- [Exercise brief]:
Retype everything from the line that contains "Reproduce this chart with Chart.js." down to the line that contains "const yTitle = 'Sõidukite osakaal valimist';", inclusive, without altering or adding anything.

- [Available records]:
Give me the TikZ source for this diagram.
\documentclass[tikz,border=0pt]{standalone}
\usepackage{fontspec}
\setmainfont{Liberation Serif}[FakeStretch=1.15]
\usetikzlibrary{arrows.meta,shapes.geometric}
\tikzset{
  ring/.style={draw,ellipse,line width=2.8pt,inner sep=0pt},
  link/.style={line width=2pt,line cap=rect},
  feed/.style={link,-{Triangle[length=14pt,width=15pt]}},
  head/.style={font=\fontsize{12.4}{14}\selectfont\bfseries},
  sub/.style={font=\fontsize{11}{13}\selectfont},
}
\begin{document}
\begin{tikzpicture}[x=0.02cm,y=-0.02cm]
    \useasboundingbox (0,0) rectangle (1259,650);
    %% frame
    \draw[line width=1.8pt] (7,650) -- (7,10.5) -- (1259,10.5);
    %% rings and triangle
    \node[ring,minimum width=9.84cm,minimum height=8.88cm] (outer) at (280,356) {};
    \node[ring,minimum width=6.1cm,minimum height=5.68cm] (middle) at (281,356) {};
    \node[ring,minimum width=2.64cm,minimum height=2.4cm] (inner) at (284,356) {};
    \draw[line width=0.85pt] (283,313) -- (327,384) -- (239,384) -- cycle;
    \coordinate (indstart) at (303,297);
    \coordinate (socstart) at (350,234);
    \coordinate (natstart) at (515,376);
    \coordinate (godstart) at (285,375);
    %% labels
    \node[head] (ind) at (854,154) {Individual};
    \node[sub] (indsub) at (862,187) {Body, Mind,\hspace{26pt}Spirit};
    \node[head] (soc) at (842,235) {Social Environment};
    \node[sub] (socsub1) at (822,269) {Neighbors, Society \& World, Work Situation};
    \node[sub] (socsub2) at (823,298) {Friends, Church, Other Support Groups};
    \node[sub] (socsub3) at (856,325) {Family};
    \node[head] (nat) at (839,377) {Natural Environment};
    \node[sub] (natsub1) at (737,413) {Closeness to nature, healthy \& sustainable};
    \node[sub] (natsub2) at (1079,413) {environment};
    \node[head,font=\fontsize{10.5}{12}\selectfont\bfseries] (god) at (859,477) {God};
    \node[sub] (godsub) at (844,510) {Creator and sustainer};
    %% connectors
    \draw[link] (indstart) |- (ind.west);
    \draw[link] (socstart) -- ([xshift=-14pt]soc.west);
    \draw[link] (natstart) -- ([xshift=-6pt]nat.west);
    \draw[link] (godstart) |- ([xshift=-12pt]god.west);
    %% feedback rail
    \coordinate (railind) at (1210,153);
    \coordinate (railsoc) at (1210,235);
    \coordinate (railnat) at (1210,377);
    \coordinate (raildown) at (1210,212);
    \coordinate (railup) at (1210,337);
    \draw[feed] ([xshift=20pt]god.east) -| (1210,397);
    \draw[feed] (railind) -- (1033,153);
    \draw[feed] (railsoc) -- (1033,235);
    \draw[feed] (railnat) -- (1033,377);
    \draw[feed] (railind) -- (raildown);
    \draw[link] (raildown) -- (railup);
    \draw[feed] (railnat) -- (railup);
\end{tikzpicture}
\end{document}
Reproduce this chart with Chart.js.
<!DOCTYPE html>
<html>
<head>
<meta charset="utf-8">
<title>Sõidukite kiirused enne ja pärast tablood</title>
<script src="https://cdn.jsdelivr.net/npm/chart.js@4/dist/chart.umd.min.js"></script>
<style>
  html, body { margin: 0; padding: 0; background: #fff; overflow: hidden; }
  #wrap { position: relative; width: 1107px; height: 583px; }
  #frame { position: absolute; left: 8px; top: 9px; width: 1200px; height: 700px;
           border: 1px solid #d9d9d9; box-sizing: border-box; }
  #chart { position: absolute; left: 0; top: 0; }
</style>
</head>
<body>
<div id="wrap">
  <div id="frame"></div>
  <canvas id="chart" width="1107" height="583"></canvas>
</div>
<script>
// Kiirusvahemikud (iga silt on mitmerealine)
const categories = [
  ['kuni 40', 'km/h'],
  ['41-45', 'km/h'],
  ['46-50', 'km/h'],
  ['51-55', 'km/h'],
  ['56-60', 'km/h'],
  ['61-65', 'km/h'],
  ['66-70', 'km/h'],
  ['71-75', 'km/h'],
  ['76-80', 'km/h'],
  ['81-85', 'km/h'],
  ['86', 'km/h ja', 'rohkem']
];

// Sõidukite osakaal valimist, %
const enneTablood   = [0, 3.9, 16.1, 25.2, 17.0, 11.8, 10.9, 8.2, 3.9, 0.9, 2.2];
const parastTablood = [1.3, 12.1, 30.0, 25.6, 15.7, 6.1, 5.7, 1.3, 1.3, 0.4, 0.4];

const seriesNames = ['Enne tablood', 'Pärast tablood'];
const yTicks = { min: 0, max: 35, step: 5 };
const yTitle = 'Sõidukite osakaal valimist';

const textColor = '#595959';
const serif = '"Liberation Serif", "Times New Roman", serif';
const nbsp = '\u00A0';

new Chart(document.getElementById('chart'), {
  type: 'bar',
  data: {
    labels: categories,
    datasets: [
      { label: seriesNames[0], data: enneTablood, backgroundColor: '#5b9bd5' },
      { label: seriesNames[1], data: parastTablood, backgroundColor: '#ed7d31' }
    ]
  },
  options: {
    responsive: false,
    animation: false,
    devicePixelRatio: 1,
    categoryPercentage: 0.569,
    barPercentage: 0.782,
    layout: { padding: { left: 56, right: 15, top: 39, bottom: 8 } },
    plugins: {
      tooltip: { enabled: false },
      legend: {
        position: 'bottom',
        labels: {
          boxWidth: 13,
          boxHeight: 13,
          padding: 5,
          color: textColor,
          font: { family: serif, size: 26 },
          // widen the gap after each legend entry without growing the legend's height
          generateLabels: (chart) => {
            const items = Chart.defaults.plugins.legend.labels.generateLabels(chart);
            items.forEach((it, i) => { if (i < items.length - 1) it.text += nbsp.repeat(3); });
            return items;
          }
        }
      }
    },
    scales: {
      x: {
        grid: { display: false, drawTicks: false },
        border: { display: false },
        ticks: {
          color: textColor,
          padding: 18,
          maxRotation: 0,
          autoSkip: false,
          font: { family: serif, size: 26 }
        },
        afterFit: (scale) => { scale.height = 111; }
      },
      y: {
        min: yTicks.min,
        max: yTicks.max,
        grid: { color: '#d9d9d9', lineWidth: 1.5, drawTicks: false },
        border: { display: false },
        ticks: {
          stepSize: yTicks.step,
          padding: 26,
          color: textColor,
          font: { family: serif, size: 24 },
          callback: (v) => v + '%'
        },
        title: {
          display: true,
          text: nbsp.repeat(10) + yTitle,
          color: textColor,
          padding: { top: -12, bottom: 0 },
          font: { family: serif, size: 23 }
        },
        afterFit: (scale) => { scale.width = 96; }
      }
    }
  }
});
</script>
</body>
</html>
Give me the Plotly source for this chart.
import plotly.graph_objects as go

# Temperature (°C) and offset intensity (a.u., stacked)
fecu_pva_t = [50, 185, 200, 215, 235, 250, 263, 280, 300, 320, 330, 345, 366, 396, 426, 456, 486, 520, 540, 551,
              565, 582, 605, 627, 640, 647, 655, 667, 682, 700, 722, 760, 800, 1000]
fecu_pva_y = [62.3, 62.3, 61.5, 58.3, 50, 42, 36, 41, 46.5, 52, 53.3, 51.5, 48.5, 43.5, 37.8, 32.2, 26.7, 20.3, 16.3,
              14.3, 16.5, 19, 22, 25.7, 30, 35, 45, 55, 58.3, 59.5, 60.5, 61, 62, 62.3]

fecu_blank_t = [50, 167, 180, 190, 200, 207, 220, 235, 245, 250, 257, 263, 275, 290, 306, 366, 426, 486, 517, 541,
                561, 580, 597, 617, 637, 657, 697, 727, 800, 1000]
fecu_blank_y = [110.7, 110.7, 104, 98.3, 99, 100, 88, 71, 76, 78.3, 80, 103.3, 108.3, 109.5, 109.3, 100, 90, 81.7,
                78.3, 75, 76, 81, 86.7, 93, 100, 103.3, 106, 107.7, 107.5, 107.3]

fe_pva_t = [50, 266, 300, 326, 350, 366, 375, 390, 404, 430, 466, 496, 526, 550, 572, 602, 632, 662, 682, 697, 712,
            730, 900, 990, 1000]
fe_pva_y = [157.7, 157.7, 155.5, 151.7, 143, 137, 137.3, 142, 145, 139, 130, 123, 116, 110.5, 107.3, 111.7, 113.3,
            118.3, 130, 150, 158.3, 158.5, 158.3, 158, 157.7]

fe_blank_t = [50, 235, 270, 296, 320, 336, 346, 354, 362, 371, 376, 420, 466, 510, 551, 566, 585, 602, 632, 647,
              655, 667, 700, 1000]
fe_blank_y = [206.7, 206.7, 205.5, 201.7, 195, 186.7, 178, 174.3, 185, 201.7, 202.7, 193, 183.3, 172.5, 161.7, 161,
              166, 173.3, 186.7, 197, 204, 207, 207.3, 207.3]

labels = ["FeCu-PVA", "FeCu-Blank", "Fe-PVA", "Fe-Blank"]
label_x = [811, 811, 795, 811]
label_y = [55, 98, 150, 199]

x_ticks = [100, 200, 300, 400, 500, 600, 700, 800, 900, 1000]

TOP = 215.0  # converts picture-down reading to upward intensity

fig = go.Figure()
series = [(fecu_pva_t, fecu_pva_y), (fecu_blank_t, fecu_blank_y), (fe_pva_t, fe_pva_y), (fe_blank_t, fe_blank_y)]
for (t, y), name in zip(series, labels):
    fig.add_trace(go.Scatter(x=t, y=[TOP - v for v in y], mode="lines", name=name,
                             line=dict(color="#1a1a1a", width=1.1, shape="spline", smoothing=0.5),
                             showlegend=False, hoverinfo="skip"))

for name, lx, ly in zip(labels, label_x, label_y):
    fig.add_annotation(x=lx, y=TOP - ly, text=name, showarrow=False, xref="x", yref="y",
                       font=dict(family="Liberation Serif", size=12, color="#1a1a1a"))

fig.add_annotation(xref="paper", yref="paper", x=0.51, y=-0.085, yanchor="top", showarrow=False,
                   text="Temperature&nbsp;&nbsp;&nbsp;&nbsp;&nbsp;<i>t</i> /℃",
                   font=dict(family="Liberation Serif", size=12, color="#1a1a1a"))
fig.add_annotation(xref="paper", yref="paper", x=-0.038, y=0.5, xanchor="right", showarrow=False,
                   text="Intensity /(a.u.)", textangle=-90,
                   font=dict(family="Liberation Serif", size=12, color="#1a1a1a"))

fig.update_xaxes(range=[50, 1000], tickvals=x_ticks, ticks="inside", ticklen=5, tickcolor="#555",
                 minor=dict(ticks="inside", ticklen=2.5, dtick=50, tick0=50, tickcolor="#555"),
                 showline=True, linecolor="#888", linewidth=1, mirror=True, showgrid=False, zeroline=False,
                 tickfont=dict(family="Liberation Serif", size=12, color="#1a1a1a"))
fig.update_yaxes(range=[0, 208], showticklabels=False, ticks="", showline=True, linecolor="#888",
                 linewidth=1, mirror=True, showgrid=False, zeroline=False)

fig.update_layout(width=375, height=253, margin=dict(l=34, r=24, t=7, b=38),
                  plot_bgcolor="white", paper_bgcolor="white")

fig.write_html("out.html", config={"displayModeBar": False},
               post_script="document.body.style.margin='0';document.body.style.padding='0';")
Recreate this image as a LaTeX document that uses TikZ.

- [Full answer]:
Reproduce this chart with Chart.js.
<!DOCTYPE html>
<html>
<head>
<meta charset="utf-8">
<title>Sõidukite kiirused enne ja pärast tablood</title>
<script src="https://cdn.jsdelivr.net/npm/chart.js@4/dist/chart.umd.min.js"></script>
<style>
  html, body { margin: 0; padding: 0; background: #fff; overflow: hidden; }
  #wrap { position: relative; width: 1107px; height: 583px; }
  #frame { position: absolute; left: 8px; top: 9px; width: 1200px; height: 700px;
           border: 1px solid #d9d9d9; box-sizing: border-box; }
  #chart { position: absolute; left: 0; top: 0; }
</style>
</head>
<body>
<div id="wrap">
  <div id="frame"></div>
  <canvas id="chart" width="1107" height="583"></canvas>
</div>
<script>
// Kiirusvahemikud (iga silt on mitmerealine)
const categories = [
  ['kuni 40', 'km/h'],
  ['41-45', 'km/h'],
  ['46-50', 'km/h'],
  ['51-55', 'km/h'],
  ['56-60', 'km/h'],
  ['61-65', 'km/h'],
  ['66-70', 'km/h'],
  ['71-75', 'km/h'],
  ['76-80', 'km/h'],
  ['81-85', 'km/h'],
  ['86', 'km/h ja', 'rohkem']
];

// Sõidukite osakaal valimist, %
const enneTablood   = [0, 3.9, 16.1, 25.2, 17.0, 11.8, 10.9, 8.2, 3.9, 0.9, 2.2];
const parastTablood = [1.3, 12.1, 30.0, 25.6, 15.7, 6.1, 5.7, 1.3, 1.3, 0.4, 0.4];

const seriesNames = ['Enne tablood', 'Pärast tablood'];
const yTicks = { min: 0, max: 35, step: 5 };
const yTitle = 'Sõidukite osakaal valimist';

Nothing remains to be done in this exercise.